Oser l’ennui

Photo: Valérian Mazataud. Montage: Marin Blanc

Pendant de longues périodes de ma vie, je m’autorisais des moments de farniente, de petites disparitions, des parenthèses face à l’accélération des choses. Quand la vie devenait trop intense, trop surchargée, bien avant que le mot « selfcare » soit sur toutes les lèvres, je m’accordais le droit, le temps et l’espace de m’échapper à tout, et pour m’entendre penser.

J’ai été une enfant et une adolescente qui s’ennuyait énormément, et, à l’âge adulte, j’ai petit à petit empli ma vie pour échapper, justement, à cet ennui abyssal qui flirtait chez moi avec une très grande tristesse. Durant ma vingtaine, en plus de mes études à temps plein, j’ai toujours eu un travail à temps partiel tout en cumulant des petits contrats à gauche et à droite.
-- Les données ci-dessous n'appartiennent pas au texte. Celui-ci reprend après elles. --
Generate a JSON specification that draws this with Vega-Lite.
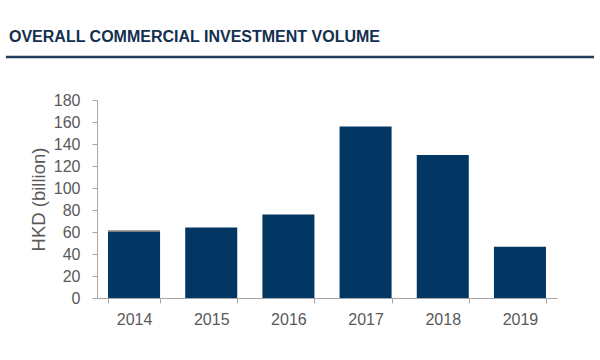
{
  "$schema": "https://vega.github.io/schema/vega-lite/v6.json",
  "width": 460,
  "height": 198,
  "autosize": "none",
  "padding": {"left": 97, "top": 100, "right": 43, "bottom": 62},
  "background": "white",
  "title": {
    "text": "OVERALL COMMERCIAL INVESTMENT VOLUME",
    "anchor": "start",
    "frame": "group",
    "dx": -88,
    "offset": 11,
    "fontSize": 16,
    "font": "Liberation Sans",
    "fontWeight": "bold",
    "color": "#13304f"
  },
  "config": {
    "view": {"stroke": null},
    "axis": {
      "domainColor": "#a6a6a6",
      "tickColor": "#a6a6a6",
      "labelColor": "#595959",
      "labelFont": "Liberation Sans",
      "labelFontSize": 16,
      "titleFont": "Liberation Sans",
      "titleFontSize": 16,
      "titleColor": "#595959",
      "titleFontWeight": "normal",
      "grid": false,
      "tickSize": 5
    }
  },
  "layer": [
    {
      "data": {
        "values": [
          {"year": "2014", "series": "main", "value": 60, "order": 1},
          {"year": "2014", "series": "other", "value": 1.5, "order": 2},
          {"year": "2015", "series": "main", "value": 64, "order": 1},
          {"year": "2016", "series": "main", "value": 76, "order": 1},
          {"year": "2017", "series": "main", "value": 156, "order": 1},
          {"year": "2018", "series": "main", "value": 130, "order": 1},
          {"year": "2019", "series": "main", "value": 46.5, "order": 1}
        ]
      },
      "mark": {"type": "bar"},
      "encoding": {
        "x": {
          "field": "year",
          "type": "ordinal",
          "scale": {"paddingInner": 0.326, "paddingOuter": 0.143},
          "axis": {"title": null, "labelAngle": 0, "tickBand": "extent", "labelPadding": 8}
        },
        "y": {
          "field": "value",
          "type": "quantitative",
          "stack": "zero",
          "scale": {"domain": [0, 180], "nice": false},
          "axis": {
            "title": "HKD (billion)",
            "titleFontSize": 18.5,
            "values": [0, 20, 40, 60, 80, 100, 120, 140, 160, 180],
            "labelPadding": 12,
            "titlePadding": 5
          }
        },
        "color": {
          "field": "series",
          "type": "nominal",
          "scale": {"domain": ["main", "other"], "range": ["#023764", "#7f7f7f"]},
          "legend": null
        },
        "order": {"field": "order", "type": "quantitative"}
      }
    },
    {
      "data": {"values": [{"x1": -0.198, "x2": 1.0804, "y": 1.2172}]},
      "mark": {"type": "rule", "color": "#1f3a5a", "strokeWidth": 2.5},
      "encoding": {
        "x": {"field": "x1", "type": "quantitative", "scale": {"domain": [0, 1], "nice": false, "zero": false}, "axis": null},
        "x2": {"field": "x2"},
        "y": {"field": "y", "type": "quantitative", "scale": {"domain": [0, 1], "nice": false, "zero": false}, "axis": null}
      }
    }
  ],
  "resolve": {"scale": {"x": "independent", "y": "independent"}, "axis": {"x": "independent", "y": "independent"}}
}
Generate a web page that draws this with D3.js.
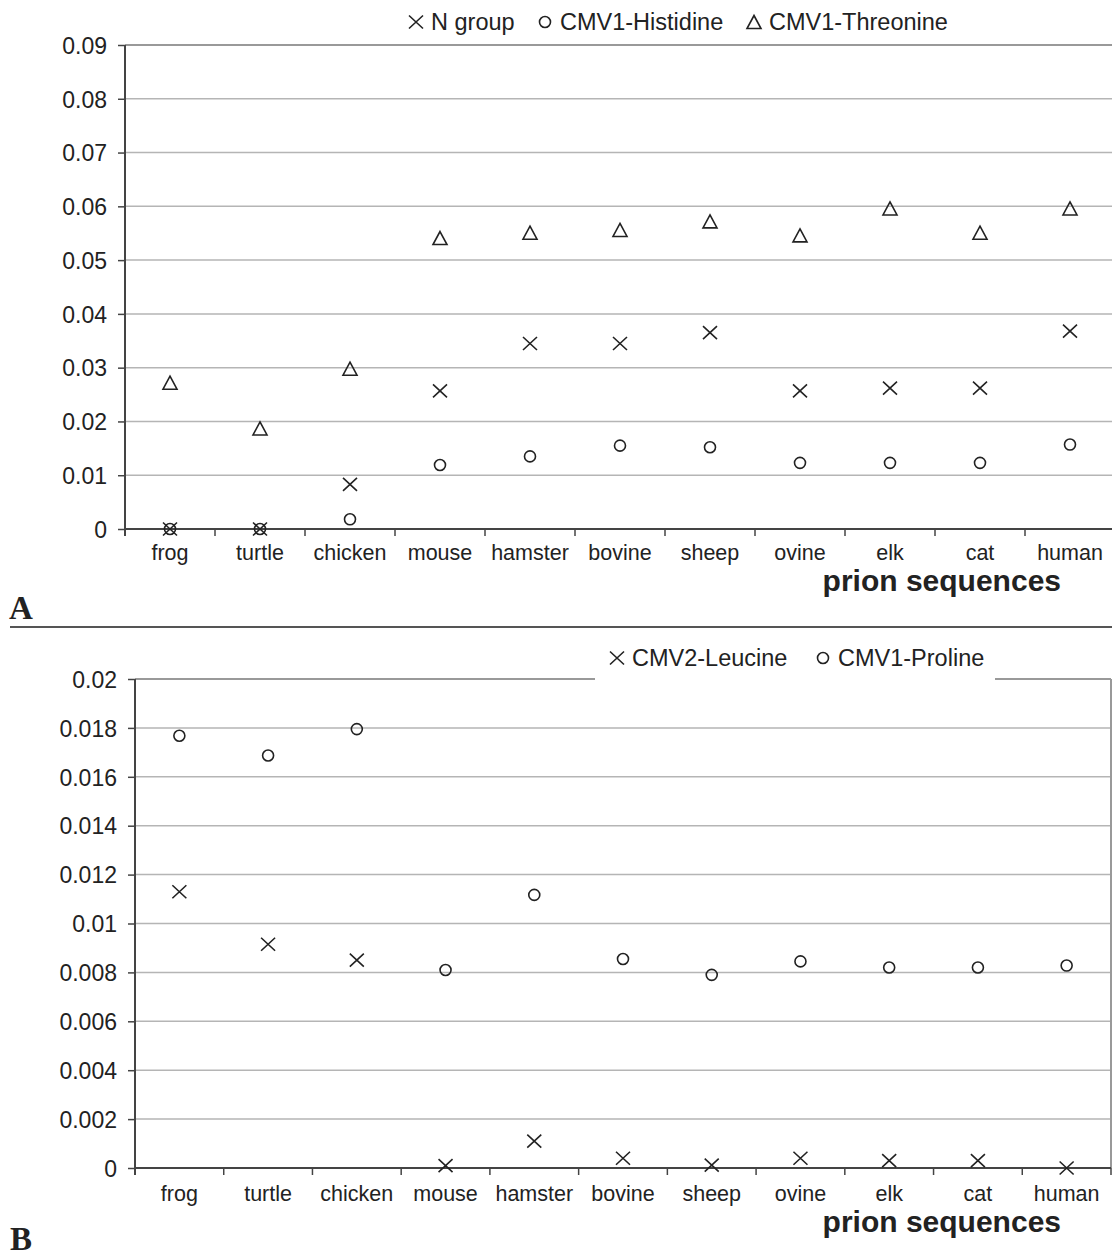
<!DOCTYPE html>
<html>
<head>
<meta charset="utf-8">
<script src="https://cdn.jsdelivr.net/npm/d3@7"></script>
<style>
  body { margin: 0; background: #fff; }
  svg { display: block; font-family: "Liberation Sans", Arial, sans-serif; }
</style>
</head>
<body>
<div id="chart"></div>
<script>
// categories shared by both panels
const species = ["frog", "turtle", "chicken", "mouse", "hamster", "bovine", "sheep", "ovine", "elk", "cat", "human"];

// panel A
const nGroup      = [0, 0, 0.0083, 0.0257, 0.0345, 0.0345, 0.0365, 0.0257, 0.0262, 0.0262, 0.0368];
const cmv1His     = [0, 0, 0.0018, 0.0119, 0.0135, 0.0155, 0.0152, 0.0123, 0.0123, 0.0123, 0.0157];
const cmv1Thr     = [0.0272, 0.0187, 0.0298, 0.0541, 0.0551, 0.0556, 0.0572, 0.0546, 0.0596, 0.0551, 0.0596];
const yTicksA     = [0, 0.01, 0.02, 0.03, 0.04, 0.05, 0.06, 0.07, 0.08, 0.09];

// panel B
const cmv2Leu     = [0.0113, 0.00915, 0.0085, 0.0001, 0.0011, 0.0004, 0.00012, 0.0004, 0.0003, 0.0003, 0];
const cmv1Pro     = [0.01768, 0.01687, 0.01795, 0.0081, 0.01117, 0.00855, 0.0079, 0.00845, 0.0082, 0.0082, 0.00828];
const yTicksB     = [0, 0.002, 0.004, 0.006, 0.008, 0.01, 0.012, 0.014, 0.016, 0.018, 0.02];

const W = 1112, H = 1258;
const ink = "#222";

const svg = d3.select("#chart").append("svg")
  .attr("width", W).attr("height", H);

// marker paths
const shapes = {
  cross: "M-7,-6.5L7,6.5M-7,6.5L7,-6.5",
  circle: d3.symbol(d3.symbolCircle, Math.PI * 5.5 * 5.5)(),
  triangle: "M0,-6.5L7,6.5L-7,6.5Z"
};

function drawPanel(opt) {
  const g = svg.append("g");
  const x = d3.scaleBand().domain(species).range([opt.left, opt.right]);
  const y = d3.scaleLinear().domain([0, opt.max]).range([opt.bottom, opt.top]);

  // gridlines
  g.selectAll("line.grid")
    .data(opt.ticks.filter(t => t > 0))
    .join("line")
      .attr("x1", opt.left).attr("x2", opt.right)
      .attr("y1", d => y(d)).attr("y2", d => y(d))
      .attr("stroke", d => d === opt.max ? "#999" : "#b5b5b5")
      .attr("stroke-width", d => d === opt.max ? 2 : 1.5);

  // right border
  g.append("line")
    .attr("x1", opt.right).attr("x2", opt.right)
    .attr("y1", opt.top).attr("y2", opt.bottom)
    .attr("stroke", "#999").attr("stroke-width", 2);

  // y axis
  const yAxis = g.append("g")
    .attr("transform", `translate(${opt.left},0)`)
    .call(d3.axisLeft(y).tickValues(opt.ticks).tickSize(7).tickPadding(11)
      .tickFormat(d => d === 0 ? "0" : d3.format(opt.fmt)(d)));
  yAxis.select(".domain").remove();
  yAxis.selectAll(".tick line").attr("stroke", "#444").attr("stroke-width", 1.5);
  yAxis.selectAll("text").attr("fill", ink).style("font-size", "23px").attr("dy", "0.36em");
  g.append("line")
    .attr("x1", opt.left).attr("x2", opt.left)
    .attr("y1", opt.top).attr("y2", opt.bottom + 7)
    .attr("stroke", "#444").attr("stroke-width", 2);

  // x axis
  const bounds = species.map(s => x(s)).concat([opt.right]);
  g.selectAll("line.xt")
    .data(bounds)
    .join("line")
      .attr("x1", d => d).attr("x2", d => d)
      .attr("y1", opt.bottom).attr("y2", opt.bottom + 7)
      .attr("stroke", "#444").attr("stroke-width", 1.5);
  g.append("line")
    .attr("x1", opt.left).attr("x2", opt.right)
    .attr("y1", opt.bottom).attr("y2", opt.bottom)
    .attr("stroke", "#444").attr("stroke-width", 2);

  g.selectAll("text.cat")
    .data(species)
    .join("text")
      .attr("x", d => x(d) + x.bandwidth() / 2)
      .attr("y", opt.bottom + opt.catDy)
      .attr("text-anchor", "middle")
      .attr("fill", ink)
      .style("font-size", "21.5px")
      .text(d => d);

  g.append("text")
    .attr("x", 1061).attr("y", opt.bottom + opt.catDy + 31)
    .attr("text-anchor", "end")
    .attr("fill", ink)
    .style("font-size", "30px").style("font-weight", "bold")
    .text("prion sequences");

  // series markers
  opt.series.forEach(s => {
    g.selectAll(null)
      .data(s.values)
      .join("path")
        .attr("transform", (d, i) => `translate(${x(species[i]) + x.bandwidth() / 2},${y(d)})`)
        .attr("d", shapes[s.shape])
        .attr("fill", "none")
        .attr("stroke", ink)
        .attr("stroke-width", 1.6);
  });

  // legend
  const lg = g.append("g");
  if (opt.legendBox) {
    lg.append("rect")
      .attr("x", opt.legendBox[0]).attr("y", opt.top - 40)
      .attr("width", opt.legendBox[1] - opt.legendBox[0]).attr("height", 41)
      .attr("fill", "#fff");
  }
  opt.series.forEach(s => {
    lg.append("path")
      .attr("transform", `translate(${s.lx},${opt.legendY - 8})`)
      .attr("d", shapes[s.shape])
      .attr("fill", "none").attr("stroke", ink).attr("stroke-width", 1.6);
    lg.append("text")
      .attr("x", s.lx + 15).attr("y", opt.legendY)
      .attr("fill", ink)
      .style("font-size", "23.5px")
      .text(s.name);
  });

  // panel letter
  svg.append("text")
    .attr("x", opt.letterX).attr("y", opt.letterY)
    .attr("fill", ink)
    .style("font-family", "'Liberation Serif', 'Times New Roman', serif")
    .style("font-size", "33px").style("font-weight", "bold")
    .text(opt.letter);
}

drawPanel({
  left: 125, right: 1115, top: 45, bottom: 529, max: 0.09, catDy: 31,
  ticks: yTicksA, fmt: ".2f", legendY: 30,
  series: [
    { name: "N group", values: nGroup, shape: "cross", lx: 416 },
    { name: "CMV1-Histidine", values: cmv1His, shape: "circle", lx: 545 },
    { name: "CMV1-Threonine", values: cmv1Thr, shape: "triangle", lx: 754 }
  ],
  letter: "A", letterX: 9, letterY: 619
});

// separator between the panels
svg.append("line")
  .attr("x1", 10).attr("x2", W).attr("y1", 627).attr("y2", 627)
  .attr("stroke", "#555").attr("stroke-width", 2);

drawPanel({
  left: 135, right: 1111, top: 679, bottom: 1168, max: 0.02, catDy: 33,
  ticks: yTicksB, fmt: ".3~f", legendY: 666, legendBox: [595, 995],
  series: [
    { name: "CMV2-Leucine", values: cmv2Leu, shape: "cross", lx: 617 },
    { name: "CMV1-Proline", values: cmv1Pro, shape: "circle", lx: 823 }
  ],
  letter: "B", letterX: 10, letterY: 1250
});
</script>
</body>
</html>
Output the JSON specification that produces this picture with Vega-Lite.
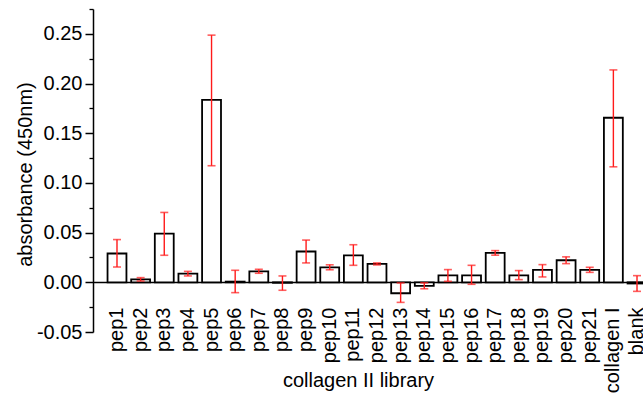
{
  "$schema": "https://vega.github.io/schema/vega-lite/v6.json",
  "autosize": "none",
  "width": 550,
  "height": 323,
  "padding": {"left": 93, "top": 9, "right": 0, "bottom": 63},
  "background": "white",
  "config": {
    "view": {"stroke": null},
    "font": "Liberation Sans",
    "axis": {"grid": false, "labelFont": "Liberation Sans", "titleFont": "Liberation Sans", "labelColor": "black", "titleColor": "black", "domainColor": "black", "tickColor": "black"}
  },
  "data": {"values": [
    {"sample": "pep1", "value": 0.029, "lo": 0.0154, "hi": 0.043},
    {"sample": "pep2", "value": 0.003, "lo": 0.0013, "hi": 0.0047},
    {"sample": "pep3", "value": 0.049, "lo": 0.0272, "hi": 0.0703},
    {"sample": "pep4", "value": 0.0087, "lo": 0.0064, "hi": 0.011},
    {"sample": "pep5", "value": 0.1835, "lo": 0.1173, "hi": 0.2487},
    {"sample": "pep6", "value": 0.0007, "lo": -0.0104, "hi": 0.0121},
    {"sample": "pep7", "value": 0.0111, "lo": 0.0091, "hi": 0.0131},
    {"sample": "pep8", "value": -0.0005, "lo": -0.008, "hi": 0.0064},
    {"sample": "pep9", "value": 0.031, "lo": 0.0195, "hi": 0.0425},
    {"sample": "pep10", "value": 0.0151, "lo": 0.0126, "hi": 0.0176},
    {"sample": "pep11", "value": 0.0272, "lo": 0.0171, "hi": 0.0378},
    {"sample": "pep12", "value": 0.0185, "lo": 0.0175, "hi": 0.0195},
    {"sample": "pep13", "value": -0.011, "lo": -0.0202, "hi": -0.0006},
    {"sample": "pep14", "value": -0.0035, "lo": -0.0065, "hi": -0.0005},
    {"sample": "pep15", "value": 0.007, "lo": 0.001, "hi": 0.0128},
    {"sample": "pep16", "value": 0.007, "lo": -0.002, "hi": 0.0171},
    {"sample": "pep17", "value": 0.0296, "lo": 0.0273, "hi": 0.0319},
    {"sample": "pep18", "value": 0.007, "lo": 0.0027, "hi": 0.0118},
    {"sample": "pep19", "value": 0.0125, "lo": 0.0054, "hi": 0.0178},
    {"sample": "pep20", "value": 0.0222, "lo": 0.0188, "hi": 0.0256},
    {"sample": "pep21", "value": 0.0125, "lo": 0.01, "hi": 0.0151},
    {"sample": "collagen I", "value": 0.1656, "lo": 0.1162, "hi": 0.2137},
    {"sample": "blank", "value": -0.0012, "lo": -0.0091, "hi": 0.0067}
  ]},
  "encoding": {
    "x": {
      "field": "sample", "type": "nominal", "sort": null,
      "scale": {"range": [0, 568], "paddingInner": 0.2, "paddingOuter": 0.615},
      "axis": {
        "orient": "bottom", "offset": -50, "ticks": false,
        "domainWidth": 1.5, "labelAngle": 270, "labelAlign": "right", "labelBaseline": "middle",
        "labelFontSize": 20, "labelPadding": 25, "labelOverlap": false, "labelBound": false, "labelFlush": false,
        "title": "collagen II library", "titleFontSize": 20, "titleFontWeight": "normal",
        "titleX": 265, "titleY": 104, "titleBaseline": "alphabetic", "titleAlign": "center"
      }
    }
  },
  "layer": [
    {
      "mark": {"type": "bar", "fill": "white", "stroke": "black", "strokeWidth": 1.8},
      "encoding": {
        "y": {
          "field": "value", "type": "quantitative",
          "scale": {"domain": [-0.05, 0.275], "nice": false, "zero": false},
          "axis": {
            "orient": "left", "values": [-0.05, 0, 0.05, 0.1, 0.15, 0.2, 0.25],
            "labelExpr": "replace(format(datum.value, '.2f'), '\u2212', '-')",
            "labelFontSize": 20, "tickSize": 8, "tickWidth": 1.5, "domainWidth": 1.5, "labelPadding": 3,
            "title": "absorbance (450nm)", "titleFontSize": 20, "titleFontWeight": "normal",
            "titleX": -68, "titleY": 165, "titleAngle": 270, "titleAlign": "center", "titleBaseline": "middle"
          }
        }
      }
    },
    {
      "mark": {"type": "rule", "color": "#ff1a1a", "strokeWidth": 1.4},
      "encoding": {
        "y": {
          "field": "lo", "type": "quantitative",
          "axis": {"orient": "left", "values": [-0.025, 0.025, 0.075, 0.125, 0.175, 0.225, 0.275], "labels": false, "domain": false, "tickSize": 4, "tickWidth": 1.3, "title": null}
        },
        "y2": {"field": "hi"}
      }
    },
    {
      "mark": {"type": "tick", "color": "#ff1a1a", "size": 8, "thickness": 1.6},
      "encoding": {"y": {"field": "lo", "type": "quantitative", "axis": null}}
    },
    {
      "mark": {"type": "tick", "color": "#ff1a1a", "size": 8, "thickness": 1.6},
      "encoding": {"y": {"field": "hi", "type": "quantitative", "axis": null}}
    }
  ],
  "resolve": {"axis": {"y": "independent"}}
}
Il le fallait : à la fois pour payer mon loyer et pour essayer de me tailler une place dans le monde littéraire, ce qui était, depuis mon enfance, la cible. L’écriture. La littérature. Je ne voulais négliger aucune occasion, aucune chance, et je me disais que la seule solution pour y arriver était un travail acharné.

Or quand les occupations devenaient trop lourdes, quand je sentais que ma fatigue commençait à être intenable, que le travail m’abrutissait tellement que je ne m’entendais plus penser, j’attendais d’avoir un ou deux jours de congé puis je fermais mon téléphone et je regardais une série en 48 heures, n’émergeant de ma chambre que pour aller me faire à manger. Ou j’allais faire de longues marches que j’entrecoupais de flânages dans les friperies ou au deuxième étage du Colisée du livre, coin Mont-Royal et Papineau, pour dénicher des titres à 1 ou 2 $. Des journées complètes pour me rapprivoiser hors de mon agenda surchargé ; je prenais du temps pour moi. Pour être à peu près dans mon silence.

Je ne sais pas quand j’ai arrêté de m’autoriser ces pauses. Aujourd’hui, tout est réglé au quart de tour. Je n’ai plus le temps de disparaître longuement ainsi. Trop de rendez-vous, trop de choses à faire. Les moments de détente existent certainement, mais sont calibrés, prévus. Il n’existe plus de temps pour l’improvisation, pour faire le vide. Cette semaine, je parlais à une collègue, lui racontant que j’avais procrastiné durant ma journée de travail en nettoyant tous les tapis de la maison. Elle m’a fait des yeux ronds et m’a dit : tu es productive même quand tu ne fais pas ce que tu as à faire.

Je ne sais pas comment recréer, retrouver ce temps vide d’autrefois, ce vide salvateur que je ne sais plus comment approcher depuis un bon 10 ans, celui où j’arrivais à me rapprivoiser, celui qui m’était nécessaire pour comprendre de nouveau qui j’étais à l’extérieur du reste. Je pense au niveau de cortisol dans mon corps, qui doit être si élevé sans repos durable ; je pense à mon rythme circadien toujours déséquilibré à force d’être constamment devant mon ordinateur. Qui gagne quoi quand je me tue à l’ouvrage ? À qui sert l’exhaustion de mon corps ? Dans peu de temps j’aurai 35 ans et je me souhaite du vide, des temps morts, pour mon anniversaire ; je me souhaite d’oser regarder l’ennui que j’ai tellement fui pour voir si je ne saurai pas y trouver de nouvelles clefs.